I agree with this statement, except I must point out that the FSF objects to lenient perspective of Open Source (vs Free Software). FSF's historically justified fear is that Open Source can be undermined and eventually become mostly closed. FSF injects a little preventative kick into the GPL to prevent this. It seems that most Open Source developers understand this fear, which is why they use a Free Software license (GPL) even though they object to FSF's boat rocking.
I'm not sure how to say this. FSF rocks the boat. Over the last ten years, they've shifted most of the software industry's "realistic" perspective. They haven't done it through fanatical ranting and raving. They've done it through solid reasoning, logical arguments, and promotion the very American concept of equal distribution of rights.
When you say "realistic", I think you're saying "consistent with the world I grew up in". I think you're afraid of the changes they're advocating. I think you're afraid of what IBM and Apple are doing. I think this is why you advocate a change of guard: a change to someone more moderate, someone who doesn't want things to change quite so much.

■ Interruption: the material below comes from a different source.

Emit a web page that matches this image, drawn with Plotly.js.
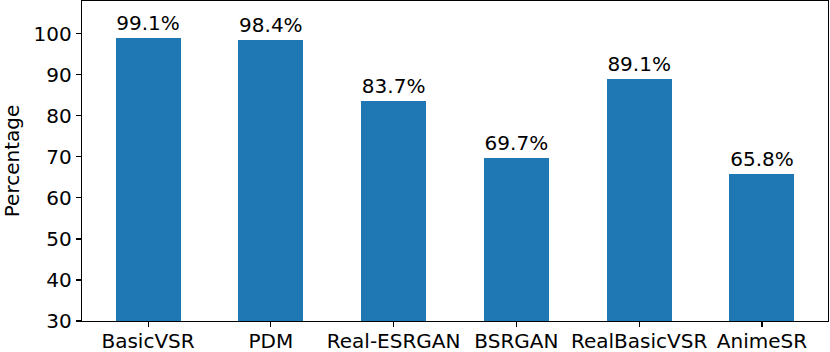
<!DOCTYPE html>
<html>
<head>
<meta charset="utf-8">
<script src="https://cdn.plot.ly/plotly-3.0.1.min.js"></script>
<style>
  body { margin:0; padding:0; background:#ffffff; }
  #myDiv { width:830px; height:352px; }
</style>
</head>
<body>
<div id="myDiv"></div>
<script>
// percentage per method
let methods=['BasicVSR','PDM','Real-ESRGAN','BSRGAN','RealBasicVSR','AnimeSR'];
let percents=[99.1, 98.4, 83.7, 69.7, 89.1, 65.8];
let ytick_vals=[30,40,50,60,70,80,90,100];

function plotly_plot_percent() {

  let font_family='"DejaVu Sans", Verdana, sans-serif';
  let xpos=methods.map(function(m,i) { return i; });
  let labels=percents.map(function(v) { return v.toFixed(1)+'%'; });

  let trace = { x: xpos,
                y: percents,
                type: 'bar',
                width: 0.53,
                marker: { color: '#1f77b4', line: { width: 0 } },
                text: labels,
                textposition: 'outside',
                cliponaxis: false,
                textfont: { family: font_family, size: 20, color: '#000000' },
                hoverinfo: 'none',
                showlegend: false };

  let data = [ trace ];

  let layout = {
    paper_bgcolor: '#ffffff',
    plot_bgcolor: '#ffffff',
    width: 830,
    height: 352,
    margin: { l:82, r:2, t:1, b:31 },
    font: { family: font_family, size: 20, color: '#000000' },
    bargap: 0,
    xaxis: {
      range: [-0.538, 5.538],
      tickmode: 'array',
      tickvals: xpos,
      ticktext: methods,
      showgrid: false,
      zeroline: false,
      showline: true,
      mirror: true,
      linecolor: '#000000',
      linewidth: 1.3,
      ticks: 'outside',
      ticklen: 5,
      tickwidth: 1.1,
      tickcolor: '#000000',
      ticklabelstandoff: -3,
      tickfont: { family: font_family, size: 20, color: '#000000' } },
    yaxis: {
      range: [30, 108],
      tickmode: 'array',
      tickvals: ytick_vals,
      title: { text: 'Percentage', font: { family: font_family, size: 20, color: '#000000' }, standoff: 8 },
      showgrid: false,
      zeroline: false,
      showline: true,
      mirror: true,
      linecolor: '#000000',
      linewidth: 1.3,
      ticks: 'outside',
      ticklen: 5,
      tickwidth: 1.1,
      tickcolor: '#000000',
      tickfont: { family: font_family, size: 20, color: '#000000' } }
  };

  let config = { displayModeBar: false, staticPlot: true };

  Plotly.newPlot('myDiv', data, layout, config);
}

plotly_plot_percent();
</script>
</body>
</html>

I say this, because evidence contradicts the grounds you're advocating. Namely, "RMS/FSF are worthless as a realistic leader of today's free software movement." (This sounds like Party language to me, with special non-literal meanings for every word.) This arguement is barbed. Firstly, I want to object to the FSF being called a leader, though they provide some of the services of a leader. Second, how "worthless?" Exactly what does the FSF support, and how much progress have they made, contrasted with "realistic" expectations? The FSF has beaten down brick walls of opposition where technical merrit couldn't. The FSF has played an important role encourage each of the national governments that have adopted Free and Open software agendas. RMS is inflamatory, and gets on people's nerves, for exactly the right reasons: to make people think about things they'd "meh" about. You have to think to shoot down his arguements, and you know when you're reaching or blindly dismissing.

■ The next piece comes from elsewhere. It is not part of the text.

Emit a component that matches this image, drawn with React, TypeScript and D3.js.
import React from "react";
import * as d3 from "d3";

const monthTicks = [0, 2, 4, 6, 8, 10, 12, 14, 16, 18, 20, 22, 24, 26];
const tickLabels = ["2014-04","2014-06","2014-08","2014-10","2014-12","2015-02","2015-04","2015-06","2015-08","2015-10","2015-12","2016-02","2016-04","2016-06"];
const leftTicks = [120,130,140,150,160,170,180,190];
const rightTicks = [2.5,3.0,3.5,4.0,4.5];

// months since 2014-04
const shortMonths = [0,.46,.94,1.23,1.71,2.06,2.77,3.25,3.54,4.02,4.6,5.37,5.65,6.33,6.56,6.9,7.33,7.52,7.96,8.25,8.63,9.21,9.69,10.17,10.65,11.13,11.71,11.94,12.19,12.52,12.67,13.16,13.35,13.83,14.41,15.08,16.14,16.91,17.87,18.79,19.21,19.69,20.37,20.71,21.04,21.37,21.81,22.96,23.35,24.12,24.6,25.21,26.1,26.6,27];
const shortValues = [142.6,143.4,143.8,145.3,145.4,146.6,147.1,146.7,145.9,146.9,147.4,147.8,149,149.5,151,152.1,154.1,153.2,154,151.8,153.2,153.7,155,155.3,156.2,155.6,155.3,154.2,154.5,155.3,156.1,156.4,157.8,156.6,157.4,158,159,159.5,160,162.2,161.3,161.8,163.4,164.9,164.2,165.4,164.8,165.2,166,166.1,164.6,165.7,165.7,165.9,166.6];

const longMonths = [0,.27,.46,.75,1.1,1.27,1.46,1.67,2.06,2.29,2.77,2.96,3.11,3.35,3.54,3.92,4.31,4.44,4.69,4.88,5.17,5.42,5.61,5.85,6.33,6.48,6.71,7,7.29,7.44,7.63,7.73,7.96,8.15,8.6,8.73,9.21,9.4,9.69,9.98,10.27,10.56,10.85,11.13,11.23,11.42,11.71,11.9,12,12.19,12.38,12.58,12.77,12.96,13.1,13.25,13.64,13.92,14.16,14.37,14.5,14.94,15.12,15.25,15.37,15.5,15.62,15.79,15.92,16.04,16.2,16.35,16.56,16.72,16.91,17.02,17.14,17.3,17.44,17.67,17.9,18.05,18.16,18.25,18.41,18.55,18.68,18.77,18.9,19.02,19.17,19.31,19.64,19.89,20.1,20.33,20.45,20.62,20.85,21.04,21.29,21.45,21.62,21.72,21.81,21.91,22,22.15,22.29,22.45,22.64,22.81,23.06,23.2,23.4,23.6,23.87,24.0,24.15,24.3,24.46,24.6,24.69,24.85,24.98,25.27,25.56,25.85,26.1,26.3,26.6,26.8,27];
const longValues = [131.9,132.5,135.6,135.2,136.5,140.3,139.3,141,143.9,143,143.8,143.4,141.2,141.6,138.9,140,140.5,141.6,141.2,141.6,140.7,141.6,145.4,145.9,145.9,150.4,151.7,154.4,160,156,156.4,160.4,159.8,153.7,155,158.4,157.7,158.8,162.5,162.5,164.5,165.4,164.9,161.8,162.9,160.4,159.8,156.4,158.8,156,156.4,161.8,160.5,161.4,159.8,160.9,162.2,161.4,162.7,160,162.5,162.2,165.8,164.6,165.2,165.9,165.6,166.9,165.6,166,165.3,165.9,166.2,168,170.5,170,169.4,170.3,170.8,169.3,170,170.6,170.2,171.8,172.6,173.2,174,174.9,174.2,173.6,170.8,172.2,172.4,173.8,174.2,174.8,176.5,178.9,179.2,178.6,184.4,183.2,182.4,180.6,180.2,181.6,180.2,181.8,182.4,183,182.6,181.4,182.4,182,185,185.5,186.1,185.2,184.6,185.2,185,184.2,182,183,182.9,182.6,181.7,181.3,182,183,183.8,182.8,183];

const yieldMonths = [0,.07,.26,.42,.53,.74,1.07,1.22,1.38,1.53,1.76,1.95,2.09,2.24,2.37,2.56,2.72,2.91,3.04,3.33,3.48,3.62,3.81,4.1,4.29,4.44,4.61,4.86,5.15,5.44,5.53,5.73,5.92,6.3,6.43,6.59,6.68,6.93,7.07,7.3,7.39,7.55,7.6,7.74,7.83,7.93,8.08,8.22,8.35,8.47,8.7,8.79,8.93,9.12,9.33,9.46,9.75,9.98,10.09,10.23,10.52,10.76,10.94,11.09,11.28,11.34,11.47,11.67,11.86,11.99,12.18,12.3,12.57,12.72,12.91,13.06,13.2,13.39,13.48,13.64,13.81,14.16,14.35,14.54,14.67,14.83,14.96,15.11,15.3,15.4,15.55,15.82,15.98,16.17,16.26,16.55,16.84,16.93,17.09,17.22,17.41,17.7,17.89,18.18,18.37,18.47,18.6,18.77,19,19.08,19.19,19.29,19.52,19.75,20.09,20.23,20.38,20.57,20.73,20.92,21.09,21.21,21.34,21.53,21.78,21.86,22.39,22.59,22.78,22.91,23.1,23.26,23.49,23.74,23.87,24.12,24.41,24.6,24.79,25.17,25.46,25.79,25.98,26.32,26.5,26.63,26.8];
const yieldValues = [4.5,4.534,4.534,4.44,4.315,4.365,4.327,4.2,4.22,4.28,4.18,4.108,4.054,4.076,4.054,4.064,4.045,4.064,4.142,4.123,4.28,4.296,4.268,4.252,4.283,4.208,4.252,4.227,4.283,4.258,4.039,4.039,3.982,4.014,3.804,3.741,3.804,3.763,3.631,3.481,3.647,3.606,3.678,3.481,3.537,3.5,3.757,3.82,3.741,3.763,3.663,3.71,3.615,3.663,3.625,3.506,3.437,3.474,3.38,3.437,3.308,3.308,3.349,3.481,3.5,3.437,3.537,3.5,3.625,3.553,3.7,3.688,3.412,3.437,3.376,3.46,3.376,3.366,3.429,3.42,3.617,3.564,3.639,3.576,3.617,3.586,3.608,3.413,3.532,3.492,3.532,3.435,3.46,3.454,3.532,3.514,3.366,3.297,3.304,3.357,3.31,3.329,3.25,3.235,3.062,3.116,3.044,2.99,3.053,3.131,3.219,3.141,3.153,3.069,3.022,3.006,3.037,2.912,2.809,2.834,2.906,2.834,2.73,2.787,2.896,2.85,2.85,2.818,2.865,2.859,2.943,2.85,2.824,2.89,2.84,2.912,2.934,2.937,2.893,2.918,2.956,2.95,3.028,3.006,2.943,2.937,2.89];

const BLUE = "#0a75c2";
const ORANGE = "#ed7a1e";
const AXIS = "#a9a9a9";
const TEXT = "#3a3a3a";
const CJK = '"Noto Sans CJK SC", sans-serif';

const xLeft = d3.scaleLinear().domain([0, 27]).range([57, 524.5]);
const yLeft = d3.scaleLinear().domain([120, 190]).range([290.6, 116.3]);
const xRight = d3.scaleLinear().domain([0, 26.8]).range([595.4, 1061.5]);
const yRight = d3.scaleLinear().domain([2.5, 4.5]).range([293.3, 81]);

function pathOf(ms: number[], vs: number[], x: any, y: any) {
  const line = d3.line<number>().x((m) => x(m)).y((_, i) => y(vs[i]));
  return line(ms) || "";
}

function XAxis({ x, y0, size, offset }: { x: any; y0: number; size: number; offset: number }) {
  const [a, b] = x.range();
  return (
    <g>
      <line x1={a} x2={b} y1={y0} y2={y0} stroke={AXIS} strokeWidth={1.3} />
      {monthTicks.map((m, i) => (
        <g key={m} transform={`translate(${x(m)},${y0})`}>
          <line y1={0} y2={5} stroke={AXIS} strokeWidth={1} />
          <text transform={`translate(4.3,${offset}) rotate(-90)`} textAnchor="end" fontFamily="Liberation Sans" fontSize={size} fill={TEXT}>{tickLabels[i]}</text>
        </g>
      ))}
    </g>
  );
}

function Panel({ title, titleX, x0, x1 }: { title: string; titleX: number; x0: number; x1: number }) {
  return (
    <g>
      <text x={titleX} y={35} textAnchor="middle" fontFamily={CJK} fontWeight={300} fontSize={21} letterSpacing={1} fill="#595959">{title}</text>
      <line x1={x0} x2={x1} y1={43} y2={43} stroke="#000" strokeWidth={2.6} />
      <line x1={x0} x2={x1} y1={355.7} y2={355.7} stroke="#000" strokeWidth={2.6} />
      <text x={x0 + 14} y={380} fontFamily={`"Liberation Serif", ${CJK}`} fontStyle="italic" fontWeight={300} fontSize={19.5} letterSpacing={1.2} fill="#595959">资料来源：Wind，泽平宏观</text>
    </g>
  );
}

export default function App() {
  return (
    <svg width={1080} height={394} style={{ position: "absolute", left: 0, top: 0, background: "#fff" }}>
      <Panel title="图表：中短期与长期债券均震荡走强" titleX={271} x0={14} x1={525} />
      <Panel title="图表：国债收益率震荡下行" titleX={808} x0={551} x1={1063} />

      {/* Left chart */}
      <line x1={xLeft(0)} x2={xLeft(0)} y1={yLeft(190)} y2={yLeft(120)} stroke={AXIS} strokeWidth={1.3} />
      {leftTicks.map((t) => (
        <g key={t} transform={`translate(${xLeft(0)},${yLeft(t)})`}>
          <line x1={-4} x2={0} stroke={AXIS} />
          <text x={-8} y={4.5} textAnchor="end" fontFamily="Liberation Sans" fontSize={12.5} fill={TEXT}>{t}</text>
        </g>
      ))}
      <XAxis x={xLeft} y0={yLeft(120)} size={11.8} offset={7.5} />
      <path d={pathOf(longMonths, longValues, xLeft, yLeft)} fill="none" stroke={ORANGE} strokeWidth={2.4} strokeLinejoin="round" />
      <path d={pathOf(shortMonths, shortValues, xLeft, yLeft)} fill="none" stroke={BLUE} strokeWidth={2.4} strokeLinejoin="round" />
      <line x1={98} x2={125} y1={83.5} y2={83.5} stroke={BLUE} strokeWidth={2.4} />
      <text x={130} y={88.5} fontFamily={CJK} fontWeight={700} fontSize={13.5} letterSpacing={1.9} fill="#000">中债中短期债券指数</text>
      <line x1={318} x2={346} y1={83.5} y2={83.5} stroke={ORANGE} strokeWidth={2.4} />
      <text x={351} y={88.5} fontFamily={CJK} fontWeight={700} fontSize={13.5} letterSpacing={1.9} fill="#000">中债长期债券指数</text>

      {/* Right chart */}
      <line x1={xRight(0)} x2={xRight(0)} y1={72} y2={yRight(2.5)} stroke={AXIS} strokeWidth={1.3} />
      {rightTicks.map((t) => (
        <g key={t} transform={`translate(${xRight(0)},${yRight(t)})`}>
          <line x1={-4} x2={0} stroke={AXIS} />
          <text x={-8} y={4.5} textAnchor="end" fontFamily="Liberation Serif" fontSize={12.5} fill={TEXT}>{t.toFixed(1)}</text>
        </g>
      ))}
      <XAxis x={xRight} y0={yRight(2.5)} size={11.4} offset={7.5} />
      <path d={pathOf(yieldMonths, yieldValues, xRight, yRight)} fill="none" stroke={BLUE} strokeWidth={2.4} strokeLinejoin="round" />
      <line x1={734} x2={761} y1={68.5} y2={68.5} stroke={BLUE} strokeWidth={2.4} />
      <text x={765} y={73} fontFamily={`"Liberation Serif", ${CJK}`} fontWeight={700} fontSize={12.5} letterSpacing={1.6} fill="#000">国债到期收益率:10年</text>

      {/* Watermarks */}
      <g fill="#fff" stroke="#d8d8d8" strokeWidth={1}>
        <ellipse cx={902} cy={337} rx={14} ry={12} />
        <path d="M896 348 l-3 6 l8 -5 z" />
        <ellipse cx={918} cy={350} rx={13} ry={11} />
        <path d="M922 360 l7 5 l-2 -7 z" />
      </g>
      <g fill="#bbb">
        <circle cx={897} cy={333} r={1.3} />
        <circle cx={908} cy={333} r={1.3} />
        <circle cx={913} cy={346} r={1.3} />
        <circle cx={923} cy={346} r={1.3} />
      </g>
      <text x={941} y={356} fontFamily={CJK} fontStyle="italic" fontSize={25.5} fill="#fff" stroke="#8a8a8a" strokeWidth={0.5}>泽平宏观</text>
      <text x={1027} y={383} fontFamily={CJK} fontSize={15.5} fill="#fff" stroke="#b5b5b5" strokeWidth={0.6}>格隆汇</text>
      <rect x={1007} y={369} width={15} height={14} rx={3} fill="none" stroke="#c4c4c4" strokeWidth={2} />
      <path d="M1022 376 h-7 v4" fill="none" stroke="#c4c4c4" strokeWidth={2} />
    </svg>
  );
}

On another front, the FSF's articles and reviews are hardly inflamatory on their own. As several other posters noted, the FSF isn't shooting down licenses as bad, or evil--simply unfair. It seems it's always a third party that gets excited, percieves the article as some sort of attack, and reacts.
The FSF's agenda is damned simple, and damned agreeable in a Platonic sense. The FSF is realistic, understands that it can't achieve its goals with JUST the GPL. For example, they advocated placing the Vorbis tools under the BSD license over the (L)GPL. They wrote the LGPL to encourage the use of GPL software, even by proprietary software. Of course they oppose these licenses: they can be undermined, the software can be hijacked, existing rights can be selectively revoked for users if this happens.
I'm as mimsy as the next borogrove, but your momerathes are completely outgrabe.Amusingly enough, the RIAA was formed for this very purpose, for records. Now, they're an instrument in the destruction of standards, and the industry surrounding them.